Nothin's gonna turn us back now, 
Straight ahead and on the track now. 
We're gonna make our dreams come true, 
Doin' it our way. 

There is nothing we won't try, 
Never heard the word impossible. 
This time there's no stopping us. 
We're gonna do it. 

On your mark, get set, and go now, 
Got a dream and we just know now, 
We're gonna make our dream come true. 
And we'll do it our way, yes our way. 
Make all our dreams come true, 
And do it our way, yes our way, 
Make all our dreams come true 
For me and you. 

source: http://www.lyricsondemand.com/tvthemes/laverneandshirleylyrics.html


After taking pictures and exploring the cemetery a bit (we found a colony of rather sinister looking huge black beetles with weird bodies) we drove to Stone Barns -- such a beautiful, beautiful place.
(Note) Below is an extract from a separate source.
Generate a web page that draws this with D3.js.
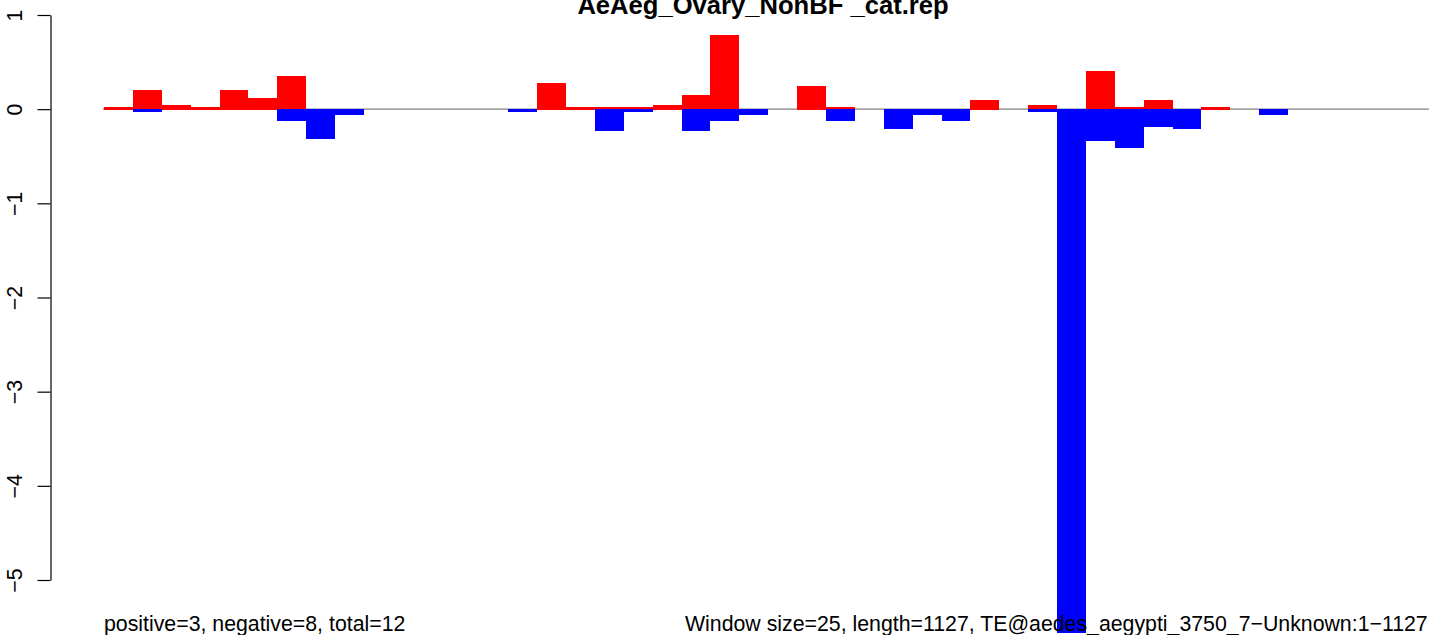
<!DOCTYPE html>
<html>
<head>
<meta charset="utf-8">
<script src="https://cdn.jsdelivr.net/npm/d3@7"></script>
<style>
  html, body { margin: 0; padding: 0; background: #fff; }
  svg { display: block; font-family: "Liberation Sans", Arial, Helvetica, sans-serif; }
</style>
</head>
<body>
<svg id="chart" width="1429" height="635"></svg>
<script>
// ---- data ----
const windows = d3.range(46); // window index (46 windows of 25 bp over 1127 bp)
const positive = [0.025, 0.20, 0.045, 0.022, 0.20, 0.12, 0.35, 0, 0, 0,
                  0, 0, 0, 0, 0, 0.28, 0.022, 0.022, 0.022, 0.045,
                  0.15, 0.79, 0, 0, 0.245, 0.022, 0, 0, 0, 0,
                  0.10, 0, 0.045, 0, 0.41, 0.022, 0.10, 0, 0.022, 0,
                  0, 0, 0, 0, 0, 0];
const negative = [0, -0.03, 0, 0, 0, 0, -0.13, -0.32, -0.06, 0,
                  0, 0, 0, 0, -0.03, 0, 0, -0.23, -0.03, 0,
                  -0.23, -0.13, -0.06, 0, 0, -0.13, 0, -0.21, -0.06, -0.13,
                  0, 0, -0.03, -5.56, -0.34, -0.41, -0.19, -0.21, 0, 0,
                  -0.06, 0, 0, 0, 0, 0];
const yTicks = [-5, -4, -3, -2, -1, 0, 1];
const titleText = "AeAeg_Ovary_NonBF _cat.rep";
const leftNote = "positive=3, negative=8, total=12";
const rightNote = "Window size=25, length=1127, TE@aedes_aegypti_3750_7\u2212Unknown:1\u22121127";

// ---- layout ----
const svg = d3.select("#chart");
svg.append("rect").attr("width", 1429).attr("height", 635).attr("fill", "#fff");

const barW = 28.88;
const x = d3.scaleBand().domain(windows).range([104, 104 + windows.length * barW]).padding(0);
const y = d3.scaleLinear().domain([-5, 1]).range([580, 15]);

// zero line
svg.append("line")
  .attr("x1", 103).attr("x2", 1429)
  .attr("y1", y(0)).attr("y2", y(0))
  .attr("stroke", "#808080").attr("stroke-width", 1.2);

// positive bars
svg.append("g").selectAll("rect")
  .data(windows.filter(i => positive[i] !== 0))
  .join("rect")
  .attr("x", i => x(i))
  .attr("width", x.bandwidth())
  .attr("y", i => y(positive[i]))
  .attr("height", i => y(0) - y(positive[i]) + 0.5)
  .attr("fill", "#ff0000")
  .attr("shape-rendering", "crispEdges");

// negative bars
svg.append("g").selectAll("rect")
  .data(windows.filter(i => negative[i] !== 0))
  .join("rect")
  .attr("x", i => x(i))
  .attr("width", x.bandwidth())
  .attr("y", y(0))
  .attr("height", i => y(negative[i]) - y(0))
  .attr("fill", "#0000ff")
  .attr("shape-rendering", "crispEdges");

// y axis
const yAxis = svg.append("g")
  .attr("transform", "translate(50.5,0)")
  .call(d3.axisLeft(y).tickValues(yTicks).tickSize(13).tickSizeOuter(0).tickFormat(d3.format("d")));
yAxis.select(".domain").attr("stroke", "#000").attr("stroke-width", 1.2);
yAxis.selectAll(".tick line").attr("stroke", "#000").attr("stroke-width", 1.2);
yAxis.selectAll(".tick text")
  .attr("x", null).attr("dy", null)
  .attr("transform", "translate(-29,0) rotate(-90)")
  .attr("text-anchor", "middle")
  .attr("font-size", 21.3)
  .attr("font-family", "'Liberation Sans', Arial, Helvetica, sans-serif")
  .attr("fill", "#000");

// title
svg.append("text")
  .attr("x", 763).attr("y", 14)
  .attr("text-anchor", "middle")
  .attr("font-weight", "bold")
  .attr("font-size", 25.6)
  .attr("fill", "#000")
  .text(titleText);

// bottom notes
svg.append("text")
  .attr("x", 104).attr("y", 631)
  .attr("font-size", 21.3).attr("fill", "#000")
  .text(leftNote);
svg.append("text")
  .attr("x", 685).attr("y", 631)
  .attr("font-size", 21.3).attr("fill", "#000")
  .text(rightNote);
</script>
</body>
</html>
We have been a few times -- we've done the Saturday egg-collecting event twice -- and it's always beautiful, but today -- as evening was coming and the fall leaves were glowing, or floating, or crunching -- it was perfect (except for the poop smell). You can walk around and check out the animals any time you want, so we looked at the chickens and turkeys and sheep (and Stella and Stewart the two dogs that guard the sheep -- we love them -- once a sheep had been born the very morning of the day we were visiting and a farmhand stepped into a little corner of the barn to lift the baby up for our view, and Stella went nuts... At that moment The Girl and I felt a deep respect for Stella. Tonight when she barked at us we just loved her for it). Where was I? And pigs, and cows, and geese, and a zillion little gnats. 
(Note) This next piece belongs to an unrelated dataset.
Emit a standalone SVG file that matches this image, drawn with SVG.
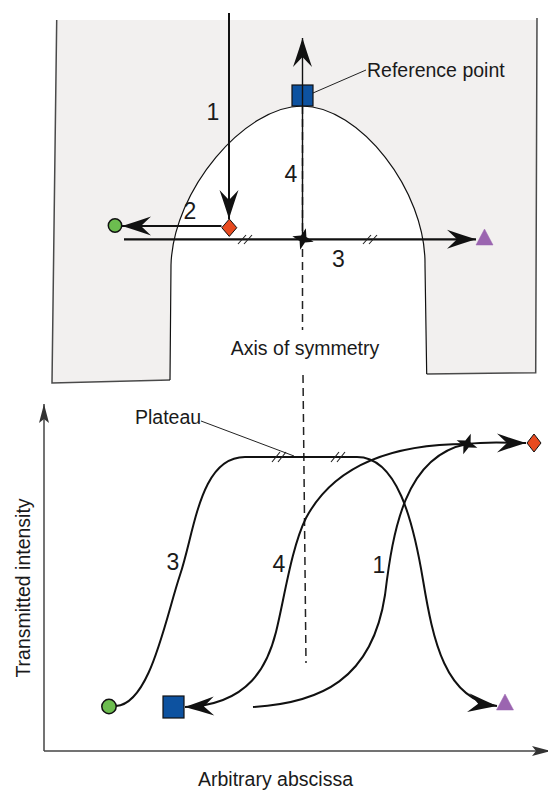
<svg xmlns="http://www.w3.org/2000/svg" width="548" height="790" viewBox="0 0 548 790">
<style>
text{font-family:"Liberation Sans",Arial,sans-serif;fill:#1a1a1a}
.lbl{font-size:19.5px}
.num{font-size:23px;text-anchor:middle}
.edge{fill:none;stroke:#4a4a4a;stroke-width:1.5}
.arch{fill:none;stroke:#111;stroke-width:1.2}
.ln{fill:none;stroke:#111;stroke-width:2}
.curve{fill:none;stroke:#111;stroke-width:2}
.dash{fill:none;stroke:#222;stroke-width:1.5;stroke-dasharray:8 5}
.thin{fill:none;stroke:#222;stroke-width:1}
.tick{fill:none;stroke:#222;stroke-width:1.1}
.axis{fill:none;stroke:#444;stroke-width:1.5}
.sq{fill:#0d52a0;stroke:#111;stroke-width:1.2}
.ci{fill:#6cbd4f;stroke:#111;stroke-width:1.5}
.di{fill:#e84a1f;stroke:#111;stroke-width:1}
.tr{fill:#9b65b0;stroke:#9b65b0;stroke-width:0.5}
.st{fill:#111}
</style>
<defs>
<marker id="ah" markerUnits="userSpaceOnUse" markerWidth="32" markerHeight="22" viewBox="0 0 32 22" refX="30" refY="11" orient="auto" overflow="visible">
<path d="M30,11 Q17,7 1,1.5 L11,11 L1,20.5 Q17,15 30,11 Z" fill="#111"/>
</marker>
<marker id="ax" markerUnits="userSpaceOnUse" markerWidth="22" markerHeight="12" viewBox="0 0 22 12" refX="20" refY="6" orient="auto" overflow="visible">
<path d="M20,6 L1,1 L5,6 L1,11 Z" fill="#333"/>
</marker>
<path id="star" d="M0,-11 L2.8,-2.8 L11,0 L2.8,2.8 L0,11 L-2.8,2.8 L-11,0 L-2.8,-2.8 Z"/>
</defs>

<g id="sample">
<path d="M56.7,20 L537,20 L535.7,372.7 L426.7,374 L425,265 C426,190 359,106 302,106 C245,106 173,190 171,265 L170,380 L52,383 Z" fill="#f2f0ef"/>
<path class="edge" d="M56.7,20 L52,383 L170,380"/>
<path class="edge" d="M537,18 L535.7,372.7 L426.7,374"/>
<path class="arch" d="M170,380 L171,265 C173,190 245,106 302,106 C359,106 426,190 425,265 L426.7,374"/>
</g>

<g id="axes">
<line class="axis" x1="44" y1="751" x2="44" y2="404" marker-end="url(#ax)"/>
<line class="axis" x1="44" y1="751" x2="551" y2="751" marker-end="url(#ax)"/>
</g>

<g id="connectors">
<path class="dash" d="M302.5,106 L302.5,330"/>
<path class="dash" d="M303,375 L306,663"/>
<line class="ln" x1="229" y1="13" x2="229" y2="219" marker-end="url(#ah)"/>
<line class="ln" x1="221.5" y1="226" x2="122" y2="226" marker-end="url(#ah)"/>
<line class="ln" x1="124" y1="239.3" x2="476" y2="239.3" marker-end="url(#ah)" style="stroke-width:2.3"/>
<path class="tick" d="M238,244 L246,235 M244,244 L252,235"/>
<path class="tick" d="M363,244 L371,235 M369,244 L377,235"/>
<path class="thin" d="M313,93 L366,70"/>
<path class="thin" d="M201,421 L294,456"/>
<path id="curve3" class="curve" d="M116,706 C150,704 165,620 180,575 C195,530 200,457 245,457 L357,457 C397,457 413,520 423,580 C433,640 445,700 497,706" marker-end="url(#ah)"/>
<path class="tick" d="M272,462 L280,452 M278,462 L286,452"/>
<path class="tick" d="M331,462 L339,452 M337,462 L345,452"/>
<path id="curve4" class="curve" d="M467,444 C405,444 338,458 306,518 C291.5,547 284,600 276,632 C268,664 250,705 185,707" marker-end="url(#ah)"/>
<path id="curve1" class="curve" d="M253,707 C320,703 372,680 385,595 C393,530 405,456 467,444 C490,441 508,443 526,443" marker-end="url(#ah)"/>
</g>

<g id="ref-square">
<rect class="sq" x="292" y="85" width="21" height="21"/>
</g>
<line class="ln" x1="302.5" y1="239" x2="302.5" y2="38" marker-end="url(#ah)" style="stroke-width:1.4"/>
<g id="top-circle"><circle class="ci" cx="115" cy="225.5" r="6.7"/></g>
<g id="top-diamond"><path class="di" d="M229.3,219 L236.8,227.7 L229.3,236.4 L221.8,227.7 Z"/></g>
<g id="top-triangle"><path class="tr" d="M484.5,229 L493,245 L476,245 Z"/></g>
<g id="top-star"><use href="#star" class="st" transform="translate(303,239) rotate(15)"/></g>

<g id="plot-circle"><circle class="ci" cx="109" cy="706.5" r="7.2"/></g>
<g id="plot-square"><rect class="sq" x="163" y="696" width="21" height="22"/></g>
<g id="plot-triangle"><path class="tr" d="M505,694 L513.5,710 L496.5,710 Z"/></g>
<g id="plot-diamond"><path class="di" d="M534,434 L541,443 L534,452 L527,443 Z"/></g>
<g id="plot-star"><use href="#star" class="st" transform="translate(467,444) rotate(20)"/></g>

<g id="labels">
<text class="lbl" x="367" y="77">Reference point</text>
<text class="lbl" x="305" y="355" text-anchor="middle">Axis of symmetry</text>
<text class="lbl" x="135" y="424">Plateau</text>
<text class="lbl" x="275.5" y="786" text-anchor="middle">Arbitrary abscissa</text>
<text class="lbl" transform="translate(30,588) rotate(-90)" text-anchor="middle">Transmitted intensity</text>
<text class="num" x="213" y="120">1</text>
<text class="num" x="190" y="219">2</text>
<text class="num" x="338.5" y="267">3</text>
<text class="num" x="291" y="182">4</text>
<text class="num" x="173" y="570">3</text>
<text class="num" x="279" y="572">4</text>
<text class="num" x="379" y="573">1</text>
</g>
</svg>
After leaving Stone Barns it was just a hop-skip to Swan Lake -- a part of the Rockefeller State Park Preserve -- and we walked around it (a bit over a mile?). The best part was when we heard swooshing and honking and looked up to see about 200 Canada Geese all coming in for a landing in the middle of the lake. It's for moments like that that you go outside.  I hope that my kids caught the eternal quality of the moment. 

We got to watch wild animals en masse settle in for the night. Dang. 

If not for the scheme I'm pretty sure that at that moment when we were spellbound -- watching those geese descend from their overlapping formations, skim along the water and then settle their wings to their sides -- we would have been sitting at our kitchen table doing homework.

Now a word about something even more lame than homework:

I totally understand that hairy bung-holes are a part of nature in their own right, but you shouldn't be looking at them and coming to my blog. Seriously. Go away. This whole (hole? groan...) blogging thing might be too much for me after all... Feeling rather up about the blog because of a thoughtful email I received from a friend, I decided to explore my "dashboard" to find out fun tidbits about my blog's history -- how many people have visited, from what countries my visitors have come, etc... It was all kind of cheerful, until I made a mistake that might haunt me the rest of life... I clicked on one of the addresses from my "traffic sources" to see from what websites my people were coming from, and up came a  grid of pictures -- of hairy bums -- a bung-hole bingo if you will.  What is wrong with people??? Best case scenario is that it was a random throw-out to a bunch of random blogspot addresses, but still -- there's somebody behind those bung-holes... THIS is EXACTLY why I don't do social media. I just want to find a nice little rural British village -- without any technology -- and live my days in blissful ignorance of the weirdness of others.